Israel is not just a place to live; it’s a safe haven for the totality of the Jewish people. As we all know, Israel isn’t situated in the greatest neighborhood. Keeping the country safe is an important and all-consuming job. Three of my sons have already taken on a piece of this responsibility; two have completed their service and one is on active duty. After Yom Ha’atzmaut, a fourth son began his service in the Israel Defense Forces.
This is not so unusual for an Israeli family. But you see, we’re not an Israeli family. We’re American.
Growing up in the United States, I think it’s easy to take freedom and security for granted. In Israel, patriotism is an emotion and security is tangible. We are often asked how it came to be that we have four of our five sons living in Israel and serving in the IDF. We are a Zionistic family and have lived most of our lives in very small Jewish communities. We’ve been fortunate to give our sons a Jewish education.
We have Israeli friends, and our sons took trips there and went on Israel experience programs. Perhaps that helped foster and solidify our connection to Israel, but was that all it took for our sons to decide to make aliyah and serve in the IDF?
I believe the answer actually lies in the idea of a homeland. Israel is the homeland of all Jews, a hard-fought and hard-won homeland. I believe my sons felt that protecting Israel was protecting something more than an idea — their service really matters, their role isn’t insignificant, they make a difference.
People ask how I feel about having sons living so far away and serving in the army. That answer is easy, but not simple. My pride for the path they’ve chosen is as overwhelming as my worries. Unlike Israelis, our sons are lone soldiers. They don’t have family to go home to when they’re sick or for Shabbat, when they’ve completed a grueling war week or when they’re injured. No one is waiting to do their laundry or to welcome them with a stocked refrigerator and a freshly made bed.
I’m not there to give them those things, and being far away, there are other things that we simply don’t know about or can’t help them with. My heart breaks when I talk to them and they’re sick, hurt or exhausted, and all I want to do is give them a hug.
I’m frequently asked how I sleep at night.

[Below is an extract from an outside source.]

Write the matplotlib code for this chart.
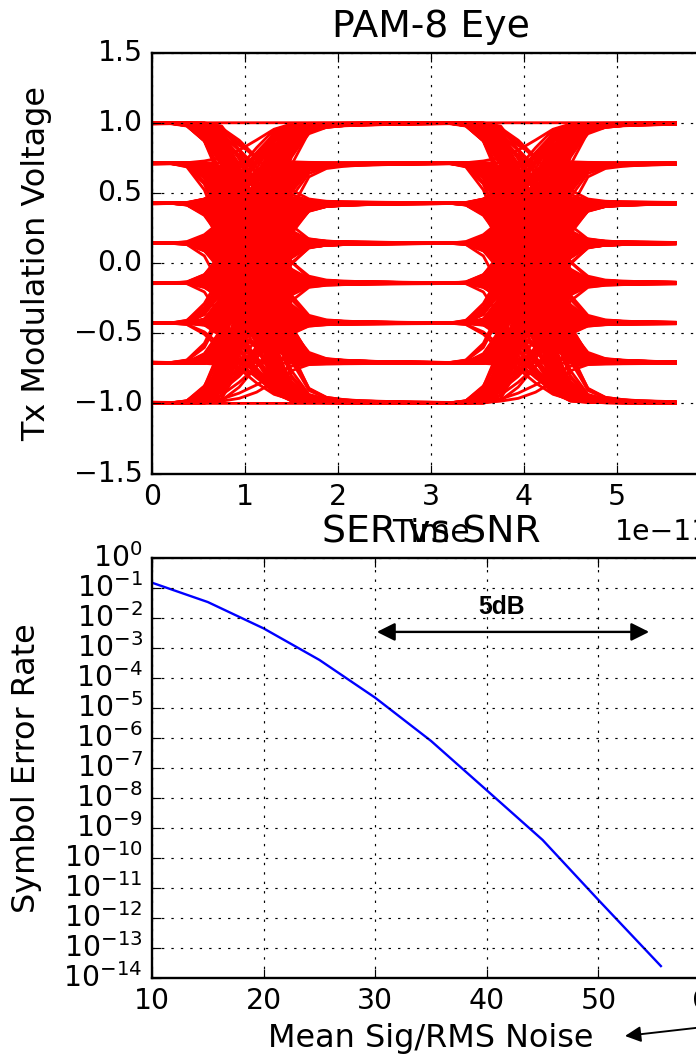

I honestly don’t know. Frankly, a bit of healthy denial is a part of it. I know my sons are doing what they feel they must do, and because of them and other strong young men and women — including approximately 5,000 lone soldiers — Israel is safe. Yes, I miss them, and sometimes my heart aches with it, but they’ve chosen to live their lives this way and I’ll be there to support them from afar — and I hope, one day, by their side.
Our first lone soldier son served during the 2014 summer war, Operation Protective Edge, between Israel and Hamas in Gaza. It was the longest summer of my life. Now, at the beginning of each summer, or when it seems things might be heating up on the security front, I hold my breath because I know that being “worried sick” is not just a saying.
Just after our fourth lone soldier son begins serving, one of our veteran sons will begin reserve duty. Whether they’re in reserve or active duty, I’ve learned that my sons protect me by not telling me everything. I often say that there’s no mother-approved place for our soldiers to serve. I’ve learned a lot since those blissfully naïve days early in our first son’s service, and we have somehow survived till now with amazement, pride and worry in equal measure.
I believe that I’m far from alone in this journey, as I find camaraderie and support among my fellow lone soldier parents — a support that has become essential. So as we continue to celebrate Israel’s 70th birthday year, my heart bursts with pride not just for the amazing sons we have raised, but for their fellow soldiers as they continue to protect our homeland of Israel.
Four of Stacie Stufflebeam’s five sons made aliyah through Nefesh B’Nefesh, in cooperation with the Ministry of Aliyah and Integration, the Jewish Agency for Israel, Keren Kayemeth Le’Israel and JNF-USA, and are serving or have served in the Nefesh B’Befesh-Friends of the Israel Defense Forces (FIDF) Lone Soldiers Program.